Hoffnungsvoll bitten für heute
„Unser Brot, das notwendige, gib uns heute!“ Wir bitten nicht darum, dass wir für lange Zeit abgesichert sind, sondern dass wir heute leben können. Jesus ermutigt zum Vertrauen: „Sorgt euch also nicht um morgen; denn der morgige Tag wird für sich selbst sorgen.“ (Mt 6,34)
Der Beter hält die Hände auf. Es ist die Haltung eines Menschen, der etwas erwartet und sich beschenken lässt. Das Reich Gottes, das Jesus verkündet hat, ist keine Vertröstung, die über hungernde und notleidende Menschen hinweggeht. Gerade zu ihnen wusste sich Jesus gesandt.
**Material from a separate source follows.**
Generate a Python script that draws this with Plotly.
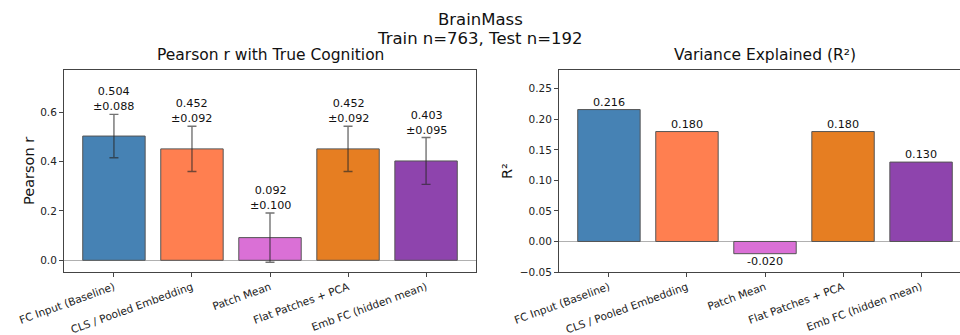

Seine Haltung ist wegweisend und fordert zum Handeln auf. Die Bitte an Gott um das tägliche Brot verpflichtet uns, das uns Mögliche zu tun. Ohne die Tat oder zumindest den Versuch hat das Beten nur Alibi-Funktion. Dazu gehört sicher auch das persönliche Maßhalten, ein einfacher, nachhaltiger Lebensstil, kleinere Brötchen backen.
Ein Stück Brot ist für mich etwas Kostbares. Das mache ich mir bewusst, wenn ich nach alten Brauch einen Wecken Brot mit drei Kreuzzeichen segne, ehe ich ihn anschneide.
Der Beitrag von Br. Marinus Parzinger ist zuerst in der Münchner Kirchenzeitung erschienen.